» Exercise materials
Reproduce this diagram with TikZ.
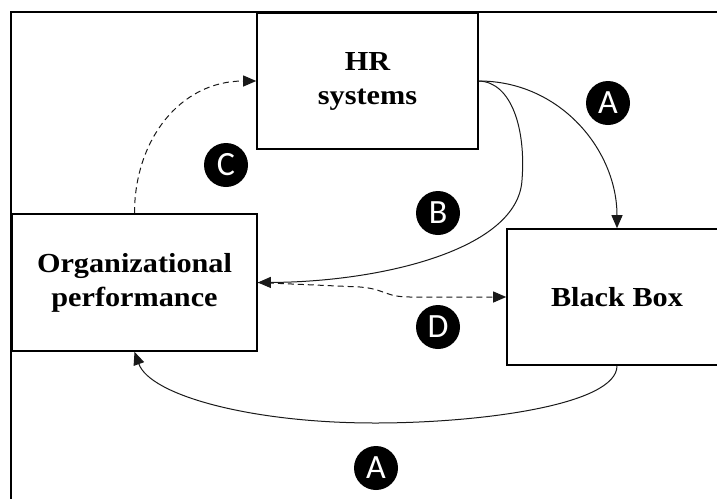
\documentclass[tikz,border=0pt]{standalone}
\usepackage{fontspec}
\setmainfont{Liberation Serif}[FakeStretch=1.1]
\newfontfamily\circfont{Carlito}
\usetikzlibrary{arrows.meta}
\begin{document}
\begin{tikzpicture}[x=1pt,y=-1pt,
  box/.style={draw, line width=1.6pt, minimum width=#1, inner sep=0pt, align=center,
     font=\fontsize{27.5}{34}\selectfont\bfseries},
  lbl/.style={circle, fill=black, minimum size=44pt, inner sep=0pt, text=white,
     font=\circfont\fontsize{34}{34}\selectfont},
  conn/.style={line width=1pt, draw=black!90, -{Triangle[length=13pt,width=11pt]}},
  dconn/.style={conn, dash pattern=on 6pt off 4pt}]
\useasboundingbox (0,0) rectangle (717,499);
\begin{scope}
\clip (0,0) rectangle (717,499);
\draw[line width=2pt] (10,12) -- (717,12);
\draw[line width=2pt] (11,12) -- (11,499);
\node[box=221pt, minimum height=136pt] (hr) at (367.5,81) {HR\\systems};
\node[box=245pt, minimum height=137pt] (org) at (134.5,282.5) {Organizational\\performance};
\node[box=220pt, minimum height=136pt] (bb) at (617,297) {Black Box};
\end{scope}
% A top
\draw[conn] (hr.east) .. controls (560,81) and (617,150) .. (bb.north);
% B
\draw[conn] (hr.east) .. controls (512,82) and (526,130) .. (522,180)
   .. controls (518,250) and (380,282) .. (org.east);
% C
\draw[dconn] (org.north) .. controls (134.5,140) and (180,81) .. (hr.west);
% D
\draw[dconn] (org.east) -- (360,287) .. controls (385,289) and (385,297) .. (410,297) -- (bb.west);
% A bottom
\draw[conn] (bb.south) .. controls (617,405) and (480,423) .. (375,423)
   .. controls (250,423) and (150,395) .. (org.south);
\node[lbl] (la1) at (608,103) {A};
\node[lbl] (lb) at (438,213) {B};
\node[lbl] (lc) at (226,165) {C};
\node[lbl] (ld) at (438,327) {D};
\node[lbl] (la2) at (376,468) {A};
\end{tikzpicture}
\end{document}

---

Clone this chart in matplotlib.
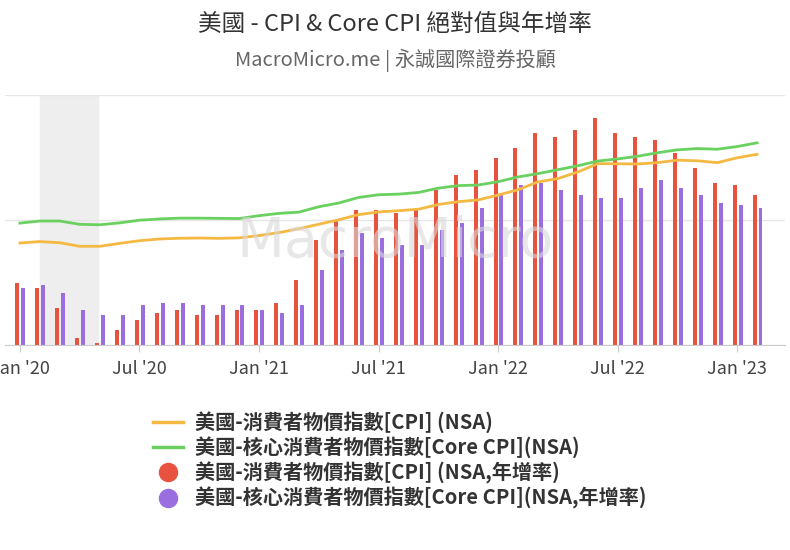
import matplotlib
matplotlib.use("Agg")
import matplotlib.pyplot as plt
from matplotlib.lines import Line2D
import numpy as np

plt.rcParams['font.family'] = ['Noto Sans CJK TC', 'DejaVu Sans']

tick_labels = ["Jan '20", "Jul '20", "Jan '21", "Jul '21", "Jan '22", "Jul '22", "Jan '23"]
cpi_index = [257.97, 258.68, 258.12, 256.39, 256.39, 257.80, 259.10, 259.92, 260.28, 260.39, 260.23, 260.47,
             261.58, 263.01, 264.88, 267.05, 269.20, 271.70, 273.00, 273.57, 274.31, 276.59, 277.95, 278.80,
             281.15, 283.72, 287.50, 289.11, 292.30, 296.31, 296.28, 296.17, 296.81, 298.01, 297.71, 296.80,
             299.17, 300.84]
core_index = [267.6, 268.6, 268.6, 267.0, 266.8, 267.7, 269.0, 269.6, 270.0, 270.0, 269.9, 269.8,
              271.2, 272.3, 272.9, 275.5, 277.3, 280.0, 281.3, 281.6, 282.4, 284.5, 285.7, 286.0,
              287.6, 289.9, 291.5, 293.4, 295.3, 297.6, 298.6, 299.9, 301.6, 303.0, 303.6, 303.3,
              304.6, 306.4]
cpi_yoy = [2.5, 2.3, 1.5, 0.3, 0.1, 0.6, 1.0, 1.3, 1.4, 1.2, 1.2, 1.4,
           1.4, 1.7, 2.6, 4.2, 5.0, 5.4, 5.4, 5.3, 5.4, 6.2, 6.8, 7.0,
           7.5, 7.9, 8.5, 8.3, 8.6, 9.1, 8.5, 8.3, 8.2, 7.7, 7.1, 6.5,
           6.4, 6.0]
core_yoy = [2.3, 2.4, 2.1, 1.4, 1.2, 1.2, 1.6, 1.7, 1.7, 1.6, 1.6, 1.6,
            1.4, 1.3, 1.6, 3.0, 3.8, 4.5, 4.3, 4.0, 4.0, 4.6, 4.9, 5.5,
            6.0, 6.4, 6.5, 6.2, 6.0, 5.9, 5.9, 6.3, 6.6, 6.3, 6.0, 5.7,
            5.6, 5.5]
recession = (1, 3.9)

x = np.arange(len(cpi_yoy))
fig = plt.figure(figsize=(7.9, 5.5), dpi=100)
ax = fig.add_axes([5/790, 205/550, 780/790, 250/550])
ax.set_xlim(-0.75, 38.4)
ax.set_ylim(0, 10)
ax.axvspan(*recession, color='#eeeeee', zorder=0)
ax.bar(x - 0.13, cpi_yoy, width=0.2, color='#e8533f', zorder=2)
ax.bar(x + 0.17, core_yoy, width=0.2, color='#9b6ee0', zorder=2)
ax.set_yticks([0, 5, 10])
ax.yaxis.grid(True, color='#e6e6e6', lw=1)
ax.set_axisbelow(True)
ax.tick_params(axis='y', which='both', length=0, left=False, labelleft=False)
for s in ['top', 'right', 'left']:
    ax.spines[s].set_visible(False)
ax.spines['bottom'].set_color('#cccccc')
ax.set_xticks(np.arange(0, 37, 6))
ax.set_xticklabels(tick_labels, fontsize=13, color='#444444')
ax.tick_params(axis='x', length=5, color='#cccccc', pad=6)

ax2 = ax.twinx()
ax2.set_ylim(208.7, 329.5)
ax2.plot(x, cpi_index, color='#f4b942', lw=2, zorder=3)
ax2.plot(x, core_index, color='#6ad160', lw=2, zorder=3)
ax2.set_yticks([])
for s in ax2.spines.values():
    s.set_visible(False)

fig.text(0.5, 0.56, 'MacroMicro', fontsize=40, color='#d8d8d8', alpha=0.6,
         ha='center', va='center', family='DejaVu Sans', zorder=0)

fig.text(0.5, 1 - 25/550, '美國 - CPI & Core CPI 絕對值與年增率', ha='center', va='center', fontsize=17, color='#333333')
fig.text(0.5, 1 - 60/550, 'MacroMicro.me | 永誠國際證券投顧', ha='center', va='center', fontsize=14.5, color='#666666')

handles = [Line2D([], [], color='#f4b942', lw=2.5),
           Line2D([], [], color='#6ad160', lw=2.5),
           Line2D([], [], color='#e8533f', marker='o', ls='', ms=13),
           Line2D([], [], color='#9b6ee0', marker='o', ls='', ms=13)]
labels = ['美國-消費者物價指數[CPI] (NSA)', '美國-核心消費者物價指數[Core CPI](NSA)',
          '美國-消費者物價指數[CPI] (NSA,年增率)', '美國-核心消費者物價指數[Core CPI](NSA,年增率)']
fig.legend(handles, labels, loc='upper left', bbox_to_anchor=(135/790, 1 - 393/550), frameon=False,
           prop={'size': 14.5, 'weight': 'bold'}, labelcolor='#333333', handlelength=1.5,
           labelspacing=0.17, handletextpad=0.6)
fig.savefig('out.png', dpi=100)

--

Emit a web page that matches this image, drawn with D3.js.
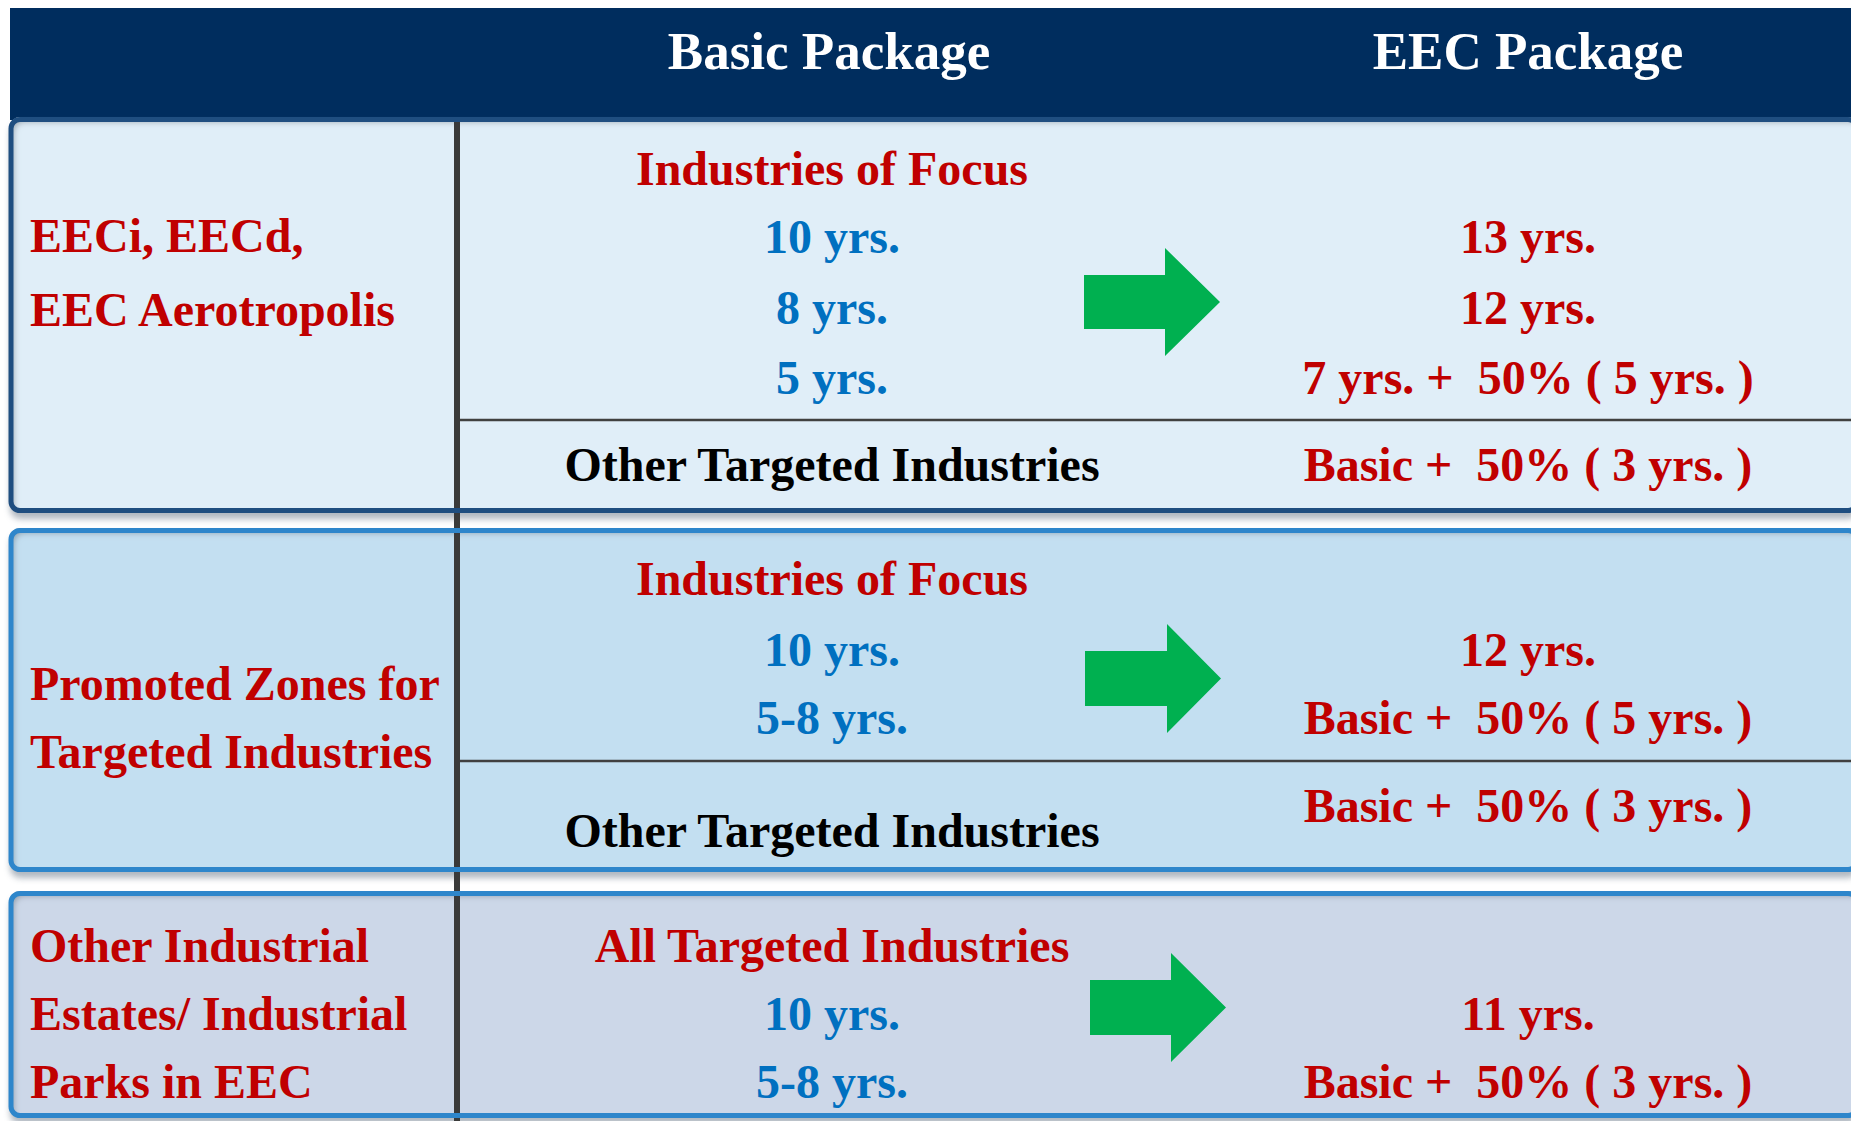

» What the task requires
Start at the line with "Clone this chart in matplotlib.", stop at the line with "plt.rcParams['font.family'] = ['Noto", both lines included, and repeat that span exactly without its pictures.

» Task response
Clone this chart in matplotlib.
import matplotlib
matplotlib.use("Agg")
import matplotlib.pyplot as plt
from matplotlib.lines import Line2D
import numpy as np

plt.rcParams['font.family'] = ['Noto Sans CJK TC', 'DejaVu Sans']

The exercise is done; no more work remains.